U.S. Dry Cleaning files for bankruptcy
By Greg Wiles
Advertiser Staff Writer
The parent company of Young Laundry and Caesars Cleaners yesterday filed for bankruptcy in California after finding it couldn't refinance debt that was coming due.
U.S. Dry Cleaning Corp. filed for a Chapter 11 reorganization citing assets of $1 million to $10 million and debts between $10 million and $50 million.
Mike Drace, general manager of the company's Hawai'i operations, said it would only have a subtle affect on Young and Caesars and that customers shouldn't be able to discern any changes in service.
"We're not expecting the filing to affect us out here," Drace said. "The Hawai'i operation is not in jeopardy at all."

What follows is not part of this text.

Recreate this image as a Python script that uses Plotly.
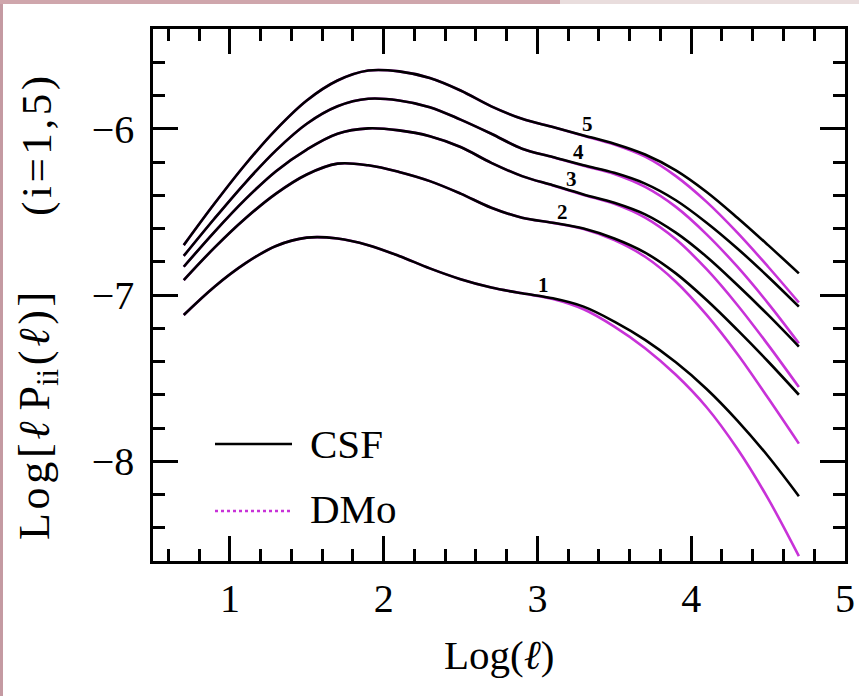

He said no layoffs will occur here and that the 13 Young Laundry and four Caesars cleaners stores, along with the company's pick up and delivery service, should see no changes. He said the commercial operation will also operate as normal, with six-day a week service to all of its customers.
The company issued a press release saying it had been trying to refinance or extend debt that was maturing.
"Over many months, the company has searched for capital, and endeavored to negotiate with its unsecured and secured creditors to obtain the time needed to develop a long-term solution," the company said in its press statement. It said it continues to look at strategic alternatives and that it is looking at a reorganization plan reducing its debt and providing adequate liquidity for operations.
U.S. Dry Cleaning bought Young Laundry in 2005 with the idea of replicating the operation's formula elsewhere across the country. It later sold shares to the public at $2.50 each and in 2008 bought Caesars Cleaners.
Its shares closed trading yesterday at 4 cents each.